La Martinique se lève contre « la vie chère »

Barrages et manifestations se multiplient contre « la vie chère ». La préfecture a décrété un couvre-feu. Des travailleurs commentent : « Les manifestations ont été appelées dans le calme, mais dans les quartiers très pauvres, les gens n’en peuvent plus et les enfants sont désœuvrés, alors ça dégénère. Les médias mettent l’accent dessus, au lieu de montrer la vraie vie des gens. »

« La vie chère, la répression : ce sont les mêmes problèmes qu’en Kanaky. On revit à nouveau la répression coloniale contre les manifestants qui exigent de pouvoir vivre. »

« Les grosses boîtes de pêche et de tourisme ont tout, et on enlève aux petits pêcheurs les zones de pêche et les bateaux… eux aussi, ont faim. » D’autres pointent « l’envolée des prix des billets d’avion qui nous empêche d’aller voir (nos) enfants » vivant en France.

La situation est aggravée par le scandale du chlordécone (1), car de nombreuses familles survivaient en plantant autour de la maison. Ce n’est plus possible sous peine de s’empoisonner, alors il faut tout acheter.
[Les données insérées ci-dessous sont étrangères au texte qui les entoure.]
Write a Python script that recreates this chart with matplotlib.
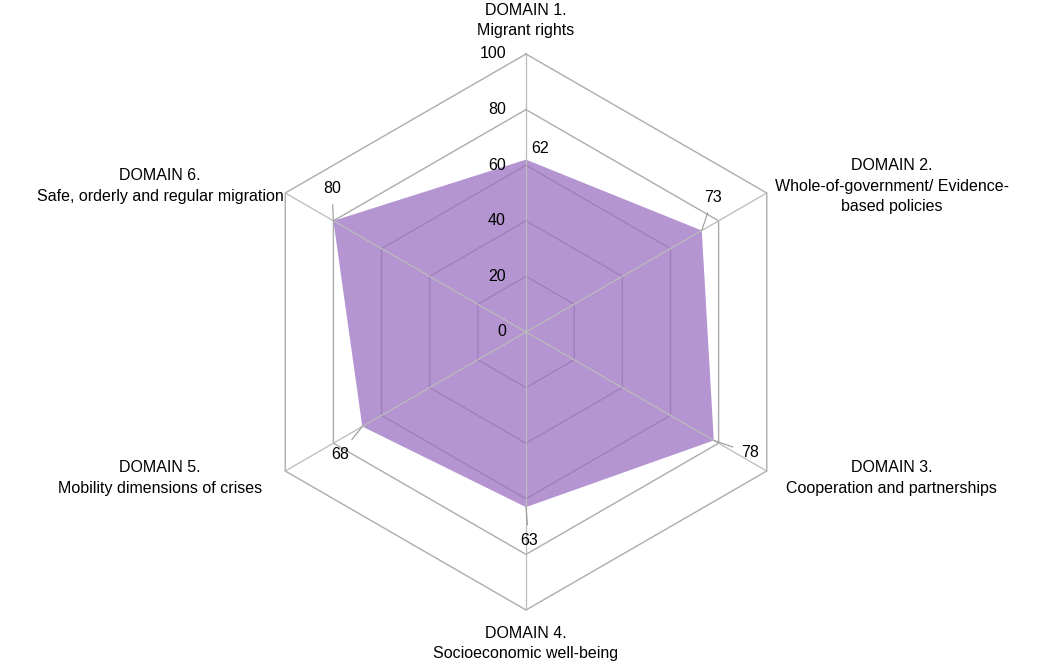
import numpy as np
import matplotlib
matplotlib.use("Agg")
from matplotlib import pyplot as plt

plt.rcParams['font.family'] = ['Liberation Sans', 'DejaVu Sans']

domains = ["DOMAIN 1.\nMigrant rights",
           "DOMAIN 2.\nWhole-of-government/ Evidence-\nbased policies",
           "DOMAIN 3.\nCooperation and partnerships",
           "DOMAIN 4.\nSocioeconomic well-being",
           "DOMAIN 5.\nMobility dimensions of crises",
           "DOMAIN 6.\nSafe, orderly and regular migration"]
scores = [62, 73, 78, 63, 68, 80]
rings = [20, 40, 60, 80, 100]
ring_labels = ["0", "20", "40", "60", "80", "100"]

# offsets (points) for the value labels, and whether a leader line is drawn
label_offsets = [(10, 8), (8, 24), (26, -9), (2, -24), (-16, -20), (-1, 23)]
leader = [False, True, True, True, True, True]

n = len(scores)
theta = np.arange(n) * 2 * np.pi / n   # clockwise from top


def to_xy(r, t):
    return r * np.sin(t), r * np.cos(t)


fig = plt.figure(figsize=(10.4, 6.63), dpi=100)
ax = fig.add_axes([0, 0, 1, 1])
ax.set_xlim(-526 / 2.78, 514 / 2.78)
ax.set_ylim(-331 / 2.78, 332 / 2.78)
ax.set_aspect('equal')
ax.axis('off')

grid_col = '#acacac'
tc = np.append(theta, theta[0])
for r in rings:
    x, y = to_xy(r, tc)
    ax.plot(x, y, color=grid_col, lw=1.0, zorder=1)

# filled score polygon
sc = np.append(scores, scores[0])
x, y = to_xy(sc, tc)
ax.fill(x, y, color='#9a70c2', alpha=0.74, lw=0, zorder=2)

# spokes on top
for t in theta:
    x, y = to_xy(np.array([0, 100]), np.array([t, t]))
    ax.plot(x, y, color='#bbbbbb', lw=0.9, zorder=3)

# radial tick labels
for r, lab in zip([0] + rings, ring_labels):
    ax.text(-20 / 2.78, r, lab, ha='right', va='center', fontsize=11.5, zorder=4)

# value labels
for s, t, off, ld in zip(scores, theta, label_offsets, leader):
    xy = to_xy(s, t)
    props = dict(arrowstyle='-', color='#999999', lw=0.8, shrinkA=4, shrinkB=0) if ld else None
    ax.annotate(str(s), xy=xy, xytext=off, textcoords='offset points',
                ha='center', va='center', fontsize=11.5, arrowprops=props, zorder=5)

# domain labels
for i, (lab, t) in enumerate(zip(domains, theta)):
    vx, vy = to_xy(100, t)
    if i == 0:
        ax.text(vx, vy + 12, lab, ha='center', va='center', fontsize=11.5, linespacing=1.45)
    elif i == 3:
        ax.text(vx, vy - 12, lab, ha='center', va='center', fontsize=11.5, linespacing=1.45)
    else:
        sx = np.sign(vx)
        ax.text(vx + sx * 45, vy + 2.5 * np.sign(vy), lab, ha='center', va='center',
                fontsize=11.5, linespacing=1.45)

fig.savefig('out.png', dpi=100, facecolor='white')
Pareil pour l’eau : l’eau minérale en bouteille coûte trois fois plus cher qu’en France, alors on se rabat sur l’eau du robinet, fortement traitée contre les pesticides et soumise à l’état déplorable des canalisations.

Contre la flambée des prix, parfois de plus de 50 % supérieurs à ceux pratiqués en France, travailleurs, mères de familles, petits commerçants et artisans rejoignent la mobilisation initiée par le Rassemblement pour la protection des peuples et des ressources afro-caribéens (RPPRAC), dont les partisans arborent des T-shirt rouges et brandissent le drapeau noir-vert-rouge de l’indépendance.

Mais la « vie chère » ne fait pas le malheur de tous. Les manifestants pointent la responsabilité des béké (2), dont l’une des grandes familles, les Hayot, contrôle la grande distribution et « s’en met plein les poches ».

Avec notre correspondante

(1) Pesticide utilisé dans les bananeraies de Guadeloupe et de Martinique et autorisé, malgré son caractère cancérigène, jusqu’en 1993 (et après). Polluant sols, eau, faune et flore, il est à l’origine de graves problèmes dans la population.

(2) Anciens esclavagistes de Guadeloupe et de Martinique, « indemnisés » par l’État lors de l’abolition de l’esclavage, ils maintiennent depuis leur domination économique et politique.